→ **STATED EXERCISE**:
Retype every line from the top of the entries down to the one with "width=570.2pt, minimum height=97.5pt]", both included, and skip the pictures.

→ **MATERIAL PROVIDED**:

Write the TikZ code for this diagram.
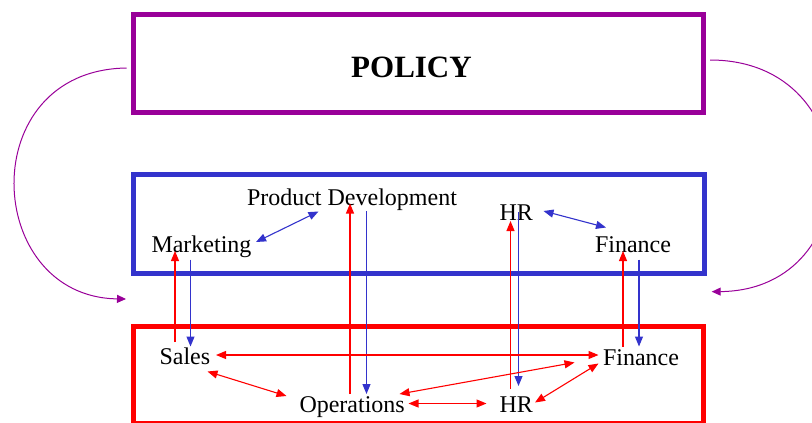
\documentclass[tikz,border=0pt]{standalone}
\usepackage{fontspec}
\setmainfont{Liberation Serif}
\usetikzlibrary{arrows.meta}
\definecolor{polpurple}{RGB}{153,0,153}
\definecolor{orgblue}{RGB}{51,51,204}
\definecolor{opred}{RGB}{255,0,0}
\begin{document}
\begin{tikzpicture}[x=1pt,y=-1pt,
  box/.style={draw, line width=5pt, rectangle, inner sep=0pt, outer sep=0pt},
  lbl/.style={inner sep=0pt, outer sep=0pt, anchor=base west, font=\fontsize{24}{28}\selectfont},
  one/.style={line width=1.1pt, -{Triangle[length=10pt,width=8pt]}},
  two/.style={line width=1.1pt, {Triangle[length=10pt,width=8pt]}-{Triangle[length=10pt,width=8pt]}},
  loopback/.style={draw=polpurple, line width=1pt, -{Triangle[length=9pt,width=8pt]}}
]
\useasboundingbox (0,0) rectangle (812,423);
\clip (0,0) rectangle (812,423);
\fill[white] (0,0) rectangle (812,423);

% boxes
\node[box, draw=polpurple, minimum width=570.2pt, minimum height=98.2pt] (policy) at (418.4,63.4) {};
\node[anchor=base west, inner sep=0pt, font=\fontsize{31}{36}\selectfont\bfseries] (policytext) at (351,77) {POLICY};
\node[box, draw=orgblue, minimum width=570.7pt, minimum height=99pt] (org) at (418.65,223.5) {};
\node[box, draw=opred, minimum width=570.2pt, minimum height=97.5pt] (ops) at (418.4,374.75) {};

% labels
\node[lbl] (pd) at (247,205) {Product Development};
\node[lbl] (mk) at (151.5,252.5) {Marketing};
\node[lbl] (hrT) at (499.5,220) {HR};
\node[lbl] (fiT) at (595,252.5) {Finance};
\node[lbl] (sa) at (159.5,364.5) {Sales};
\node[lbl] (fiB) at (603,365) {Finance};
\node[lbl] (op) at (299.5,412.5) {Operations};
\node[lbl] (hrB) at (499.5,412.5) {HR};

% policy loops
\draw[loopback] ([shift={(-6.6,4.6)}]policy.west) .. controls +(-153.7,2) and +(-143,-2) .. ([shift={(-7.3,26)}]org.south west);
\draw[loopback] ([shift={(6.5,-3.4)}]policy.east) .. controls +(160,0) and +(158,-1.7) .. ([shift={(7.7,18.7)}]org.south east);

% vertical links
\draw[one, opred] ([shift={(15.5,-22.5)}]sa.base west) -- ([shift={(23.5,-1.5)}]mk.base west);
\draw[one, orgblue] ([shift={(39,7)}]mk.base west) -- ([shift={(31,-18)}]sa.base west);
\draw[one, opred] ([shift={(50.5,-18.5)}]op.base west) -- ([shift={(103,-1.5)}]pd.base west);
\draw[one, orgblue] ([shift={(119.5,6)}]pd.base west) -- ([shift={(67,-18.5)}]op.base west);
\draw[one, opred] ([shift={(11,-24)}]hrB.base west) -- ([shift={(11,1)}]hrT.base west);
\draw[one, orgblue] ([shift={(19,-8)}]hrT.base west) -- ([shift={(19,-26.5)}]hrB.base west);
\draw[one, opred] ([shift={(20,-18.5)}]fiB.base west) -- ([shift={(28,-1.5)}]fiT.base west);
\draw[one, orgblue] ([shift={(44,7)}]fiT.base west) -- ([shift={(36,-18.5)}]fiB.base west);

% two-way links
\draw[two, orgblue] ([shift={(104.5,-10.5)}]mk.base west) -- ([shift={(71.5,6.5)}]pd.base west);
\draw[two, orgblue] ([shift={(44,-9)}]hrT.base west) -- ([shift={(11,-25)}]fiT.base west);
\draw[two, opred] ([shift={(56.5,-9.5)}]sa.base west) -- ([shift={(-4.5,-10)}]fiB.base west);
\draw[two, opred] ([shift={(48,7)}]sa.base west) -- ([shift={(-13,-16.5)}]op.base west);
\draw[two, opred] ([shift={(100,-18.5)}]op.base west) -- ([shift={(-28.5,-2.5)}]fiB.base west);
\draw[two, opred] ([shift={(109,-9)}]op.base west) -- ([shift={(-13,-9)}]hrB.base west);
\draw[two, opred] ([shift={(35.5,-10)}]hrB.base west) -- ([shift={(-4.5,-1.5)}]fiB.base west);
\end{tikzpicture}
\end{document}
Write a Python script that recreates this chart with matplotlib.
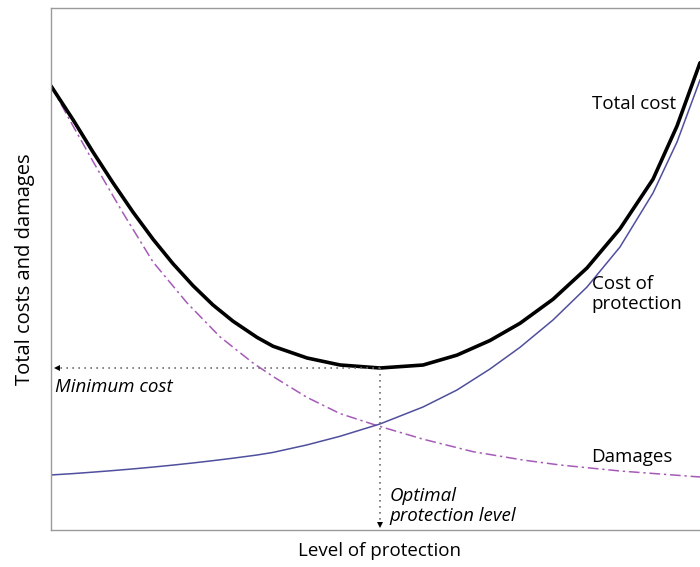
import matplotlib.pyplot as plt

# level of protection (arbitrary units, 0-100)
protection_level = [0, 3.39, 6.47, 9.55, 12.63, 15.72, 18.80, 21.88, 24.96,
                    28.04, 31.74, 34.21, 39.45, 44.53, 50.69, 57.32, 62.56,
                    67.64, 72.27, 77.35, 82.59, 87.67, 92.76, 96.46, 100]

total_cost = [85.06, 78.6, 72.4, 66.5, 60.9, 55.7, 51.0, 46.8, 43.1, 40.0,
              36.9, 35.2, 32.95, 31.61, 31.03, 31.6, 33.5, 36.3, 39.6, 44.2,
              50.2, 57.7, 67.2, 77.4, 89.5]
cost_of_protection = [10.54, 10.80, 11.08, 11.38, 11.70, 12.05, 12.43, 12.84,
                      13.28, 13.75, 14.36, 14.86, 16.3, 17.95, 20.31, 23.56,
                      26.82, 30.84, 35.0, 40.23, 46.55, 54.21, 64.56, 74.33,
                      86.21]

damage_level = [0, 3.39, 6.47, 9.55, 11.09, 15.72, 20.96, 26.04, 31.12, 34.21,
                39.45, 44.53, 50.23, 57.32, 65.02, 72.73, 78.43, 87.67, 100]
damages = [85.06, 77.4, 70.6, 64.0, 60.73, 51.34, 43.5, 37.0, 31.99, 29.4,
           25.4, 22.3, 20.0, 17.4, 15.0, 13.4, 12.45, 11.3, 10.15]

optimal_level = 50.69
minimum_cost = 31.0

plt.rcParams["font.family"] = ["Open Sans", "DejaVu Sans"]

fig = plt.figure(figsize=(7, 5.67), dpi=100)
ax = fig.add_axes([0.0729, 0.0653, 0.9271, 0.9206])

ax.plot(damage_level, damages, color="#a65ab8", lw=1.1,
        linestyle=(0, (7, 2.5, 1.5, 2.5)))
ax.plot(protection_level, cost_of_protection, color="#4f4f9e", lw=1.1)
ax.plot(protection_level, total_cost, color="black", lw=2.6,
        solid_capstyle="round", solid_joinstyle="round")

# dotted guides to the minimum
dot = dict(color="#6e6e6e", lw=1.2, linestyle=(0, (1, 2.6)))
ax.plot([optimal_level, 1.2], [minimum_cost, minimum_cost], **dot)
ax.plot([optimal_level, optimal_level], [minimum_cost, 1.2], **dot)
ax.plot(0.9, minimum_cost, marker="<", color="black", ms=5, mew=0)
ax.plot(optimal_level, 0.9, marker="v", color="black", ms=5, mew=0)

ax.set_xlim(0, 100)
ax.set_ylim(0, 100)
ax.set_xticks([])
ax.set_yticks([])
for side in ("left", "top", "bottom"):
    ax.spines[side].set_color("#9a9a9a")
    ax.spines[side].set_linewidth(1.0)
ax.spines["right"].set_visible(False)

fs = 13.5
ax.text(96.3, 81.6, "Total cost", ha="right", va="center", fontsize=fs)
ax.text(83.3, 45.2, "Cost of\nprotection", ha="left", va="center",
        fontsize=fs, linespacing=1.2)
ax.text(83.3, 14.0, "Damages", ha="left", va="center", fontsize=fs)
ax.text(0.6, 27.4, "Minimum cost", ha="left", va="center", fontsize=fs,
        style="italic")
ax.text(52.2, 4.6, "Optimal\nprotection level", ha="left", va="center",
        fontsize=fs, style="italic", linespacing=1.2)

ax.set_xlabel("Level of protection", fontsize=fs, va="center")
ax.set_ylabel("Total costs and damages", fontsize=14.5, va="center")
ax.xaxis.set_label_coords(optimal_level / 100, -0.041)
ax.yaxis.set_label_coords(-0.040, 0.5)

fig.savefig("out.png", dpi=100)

→ **WRITTEN ANSWER**:
Write the TikZ code for this diagram.
\documentclass[tikz,border=0pt]{standalone}
\usepackage{fontspec}
\setmainfont{Liberation Serif}
\usetikzlibrary{arrows.meta}
\definecolor{polpurple}{RGB}{153,0,153}
\definecolor{orgblue}{RGB}{51,51,204}
\definecolor{opred}{RGB}{255,0,0}
\begin{document}
\begin{tikzpicture}[x=1pt,y=-1pt,
  box/.style={draw, line width=5pt, rectangle, inner sep=0pt, outer sep=0pt},
  lbl/.style={inner sep=0pt, outer sep=0pt, anchor=base west, font=\fontsize{24}{28}\selectfont},
  one/.style={line width=1.1pt, -{Triangle[length=10pt,width=8pt]}},
  two/.style={line width=1.1pt, {Triangle[length=10pt,width=8pt]}-{Triangle[length=10pt,width=8pt]}},
  loopback/.style={draw=polpurple, line width=1pt, -{Triangle[length=9pt,width=8pt]}}
]
\useasboundingbox (0,0) rectangle (812,423);
\clip (0,0) rectangle (812,423);
\fill[white] (0,0) rectangle (812,423);

% boxes
\node[box, draw=polpurple, minimum width=570.2pt, minimum height=98.2pt] (policy) at (418.4,63.4) {};
\node[anchor=base west, inner sep=0pt, font=\fontsize{31}{36}\selectfont\bfseries] (policytext) at (351,77) {POLICY};
\node[box, draw=orgblue, minimum width=570.7pt, minimum height=99pt] (org) at (418.65,223.5) {};
\node[box, draw=opred, minimum width=570.2pt, minimum height=97.5pt] (ops) at (418.4,374.75) {};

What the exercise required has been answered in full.